Realizing that a child is not the “mini-me” once imagined often triggers a period of adjustment for parents. This phase is crucial and can go one of two ways: parents can either cling to their original expectations, thereby straining the relationship further, or they can adapt, celebrating their child’s uniqueness and fostering a healthier emotional environment.
“Your own adolescence experience is very different from your teen’s, and depending on where you are in your healing process, it is important not to expect your teen to be in the same place.” ~Lainie Liberti – Seen, Heard & Understood.
As an Unschooler, I can think of a few different examples of when my parents absolutely could’ve forced me to stay and commit to something that I had no interest in, whatsoever. But they didn’t. One example were the dancing hopes that were very briefly entertained by my mother, and then quickly relegated to the side after the first few ballet lessons I was enrolled in. My mother had spent years of her youth dancing in various forms, and was, by all accounts, quite good at it. In addition, my father wasn’t too bad a dancer either! They had noticed me enjoying music at home as a toddler, and the natural thought was that I was a dancer as well. That couldn’t have been further from the truth!! Fortunately, my parents quickly saw that dancing was not for me, and any further expectations on attending dance class, practices, leotards and ballet buns were quickly discarded.
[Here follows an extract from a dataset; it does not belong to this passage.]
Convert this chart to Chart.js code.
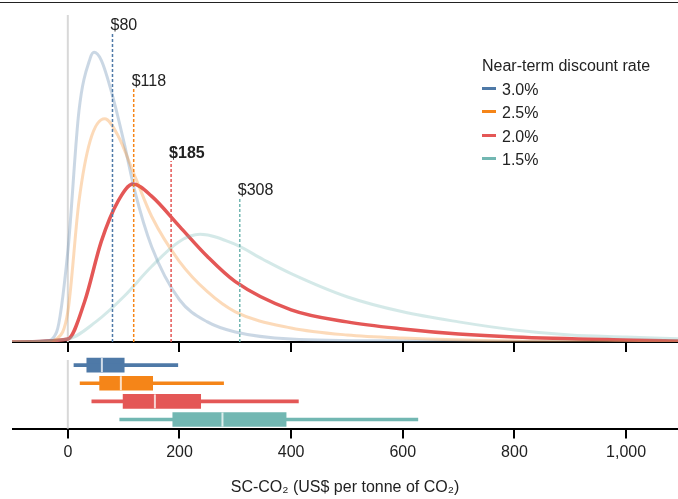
<!DOCTYPE html>
<html><head><meta charset="utf-8">
<script src="https://cdn.jsdelivr.net/npm/chart.js@4"></script>
<style>
body{margin:0;width:678px;height:499px;position:relative;overflow:hidden;background:#fff;font-family:"Liberation Sans",Arial,sans-serif}
#c1{position:absolute;left:12px;top:0;width:666px;height:352px}
#c2{position:absolute;left:12px;top:340px;width:666px;height:159px}
#rule{position:absolute;left:0;top:2px;width:678px;border-top:1px solid #222}
#leg{position:absolute;left:482px;top:54px;font-size:16px;color:#222;line-height:23.5px}
#leg span{display:inline-block;width:14px;height:3px;margin:0 6px 4px 0;vertical-align:middle}
</style></head><body>
<div id="rule"></div>
<canvas id="c1" width="666" height="352"></canvas>
<canvas id="c2" width="666" height="159"></canvas>
<div id="leg">Near-term discount rate<br>
<span style="background:#4e79a7"></span>3.0%<br>
<span style="background:#f58518"></span>2.5%<br>
<span style="background:#e45756"></span>2.0%<br>
<span style="background:#72b7b2"></span>1.5%</div>
<script>
// densities (arbitrary units) sampled from the figure
const blueX = [-100,-40,-20,0,20,40,47,60,80,100,120,150,200,250,300,400,600,1100];
const blueY = [0,1,10,90,230,282,288,280,245,200,150,95,42,20,10,3,1,0];
const orangeX = [-100,-40,-20,0,20,40,66,90,120,150,200,250,300,400,500,600,800,1100];
const orangeY = [0,0,3,30,140,200,222,205,165,125,80,50,30,14,7,4,1,0];
const redX = [-100,0,30,60,90,117,150,200,250,300,400,500,600,700,800,1000,1100];
const redY = [0,3,40,100,140,157,145,115,85,60,32,20,13,8,5,2,1];
const tealX = [-100,0,50,100,150,200,237,300,350,400,500,600,700,800,900,1000,1100];
const tealY = [0,3,20,45,75,100,107,97,82,68,45,30,20,12,7,5,3];

const rates = ['3.0%','2.5%','2.0%','1.5%'];
const colors = ['#4e79a7','#f58518','#e45756','#72b7b2'];
const means = [80,118,185,308];
const meanLabels = ['$80','$118','$185','$308'];
const meanTops = [308,252,180,144];
// box plots: whisker low, q1, median, q3, whisker high
const wLow = [11,22,43,93];
const q1 = [34,57,99,188];
const med = [61,95,156,277];
const q3 = [101,152,238,391];
const wHigh = [197,279,413,627];

const XMIN = -100, XMAX = 1093;
const pts = (xs, ys) => xs.map((x, i) => ({x: x, y: ys[i]}));

const meanPlugin = {
  id: 'means',
  beforeDatasetsDraw(chart) {
    const {ctx, scales: {x, y}} = chart;
    ctx.save();
    ctx.strokeStyle = '#d8d8d8'; ctx.lineWidth = 2;
    ctx.beginPath(); ctx.moveTo(x.getPixelForValue(0), y.getPixelForValue(0)); ctx.lineTo(x.getPixelForValue(0), y.getPixelForValue(325)); ctx.stroke();
    ctx.restore();
  },
  afterDatasetsDraw(chart) {
    const {ctx, scales: {x, y}} = chart;
    ctx.save();
    means.forEach((m, i) => {
      const px = x.getPixelForValue(m);
      ctx.strokeStyle = colors[i]; ctx.lineWidth = 1.5; ctx.setLineDash([3, 2]);
      ctx.beginPath(); ctx.moveTo(px, y.getPixelForValue(0)); ctx.lineTo(px, y.getPixelForValue(meanTops[i])); ctx.stroke();
      ctx.setLineDash([]);
      ctx.fillStyle = '#222';
      ctx.font = (i === 2 ? 'bold ' : '') + '16px "Liberation Sans", Arial';
      ctx.textBaseline = 'bottom';
      ctx.fillText(meanLabels[i], px - 2, y.getPixelForValue(meanTops[i]) + 1);
    });
    ctx.restore();
  }
};

new Chart(document.getElementById('c1'), {
  type: 'scatter',
  data: {
    datasets: [
      {data: pts(tealX, tealY), borderColor: 'rgba(114,183,178,0.3)', borderWidth: 3},
      {data: pts(orangeX, orangeY), borderColor: 'rgba(245,133,24,0.3)', borderWidth: 3},
      {data: pts(blueX, blueY), borderColor: 'rgba(78,121,167,0.3)', borderWidth: 3},
      {data: pts(redX, redY), borderColor: '#e45756', borderWidth: 3.5}
    ].map(d => Object.assign(d, {showLine: true, pointRadius: 0, tension: 0.4, cubicInterpolationMode: 'monotone'}))
  },
  options: {
    responsive: false, animation: false,
    layout: {padding: 0},
    plugins: {legend: {display: false}, tooltip: {enabled: false}},
    scales: {
      x: {type: 'linear', min: XMIN, max: XMAX, afterBuildTicks: s => { s.ticks = [0,200,400,600,800,1000].map(v => ({value: v})); },
          grid: {drawOnChartArea: false, tickLength: 10, color: '#000', lineWidth: 2},
          border: {color: '#000', width: 2}, ticks: {display: false}},
      y: {display: false, min: 0, max: 340}
    }
  },
  plugins: [meanPlugin]
});

const boxPlugin = {
  id: 'boxes',
  beforeDatasetsDraw(chart) {
    const {ctx, scales: {x}, chartArea} = chart;
    ctx.save();
    ctx.strokeStyle = '#d8d8d8'; ctx.lineWidth = 2;
    ctx.beginPath(); ctx.moveTo(x.getPixelForValue(0), chartArea.top + 4); ctx.lineTo(x.getPixelForValue(0), chartArea.bottom); ctx.stroke();
    ctx.restore();
  },
  afterDatasetsDraw(chart) {
    const {ctx, scales: {x, y}} = chart;
    ctx.save();
    ctx.strokeStyle = 'rgba(255,255,255,0.75)'; ctx.lineWidth = 2;
    med.forEach((m, i) => {
      const py = y.getPixelForValue(i), px = x.getPixelForValue(m);
      ctx.beginPath(); ctx.moveTo(px, py - 7); ctx.lineTo(px, py + 7); ctx.stroke();
    });
    ctx.restore();
  }
};

new Chart(document.getElementById('c2'), {
  type: 'bar',
  data: {
    labels: rates,
    datasets: [
      {data: wLow.map((v, i) => [v, wHigh[i]]), backgroundColor: colors, barThickness: 3, grouped: false},
      {data: q1.map((v, i) => [v, q3[i]]), backgroundColor: colors, barThickness: 14, grouped: false}
    ]
  },
  options: {
    indexAxis: 'y', responsive: false, animation: false,
    layout: {padding: {top: 16, left: 0, right: 0, bottom: 2}},
    plugins: {legend: {display: false}, tooltip: {enabled: false}},
    scales: {
      x: {type: 'linear', min: XMIN, max: XMAX, afterBuildTicks: s => { s.ticks = [0,200,400,600,800,1000].map(v => ({value: v})); },
          grid: {drawOnChartArea: false, tickLength: 10, color: '#000', lineWidth: 2},
          border: {color: '#000', width: 2},
          ticks: {color: '#222', font: {size: 16, family: '"Liberation Sans", Arial'}, padding: 4,
                  callback: v => v.toLocaleString('en-US')},
          title: {display: true, text: 'SC-CO₂ (US$ per tonne of CO₂)', color: '#222', font: {size: 16, family: '"Liberation Sans", Arial'}, padding: {top: 12, bottom: 0}}},
      y: {display: false}
    }
  },
  plugins: [boxPlugin]
});
</script></body></html>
Once parents let go of their “mini-me” expectations, they often find that their relationship with their child improves and shapes itself into a partnership. Embracing a child’s individuality creates room for genuine connection and shared experiences that aren’t based on fulfilling preconceived notions. It allows parents to become mentors and a guide in their child’s journey, rather than dictators of their life path.
“When you parent, it’s crucial to realize you aren’t raising a “mini me”, but a spirit throbbing with its own signature.” ~ Dr Shefali Tsabary
Recently I made the decision to not pursue a qualifications pathway that would normally be expected of my age group, in preparation to attend college/university. The expectation on teens is enormous when it comes to tertiary study – and more often than not very important for future success. However, when, as a teenager, I am not yet sure what it is I want to do in life, I found it incredibly difficult to apply myself to the study of subjects I had very little interest in (think math and science) or that I found particularly meaningful. This is often when the battle begins for many parent/teen relationships.
The dream of raising a “mini-me” is an understandable but flawed vision that can lead to emotional hardship and relational strain. Accepting and embracing a child’s unique identity is essential for their emotional well-being and the long-term health of the parent-child relationship. After all, the beauty of having children lies in their uniqueness, in the surprises they bring, and in the richness that comes from watching an entirely new individual unfold before your eyes.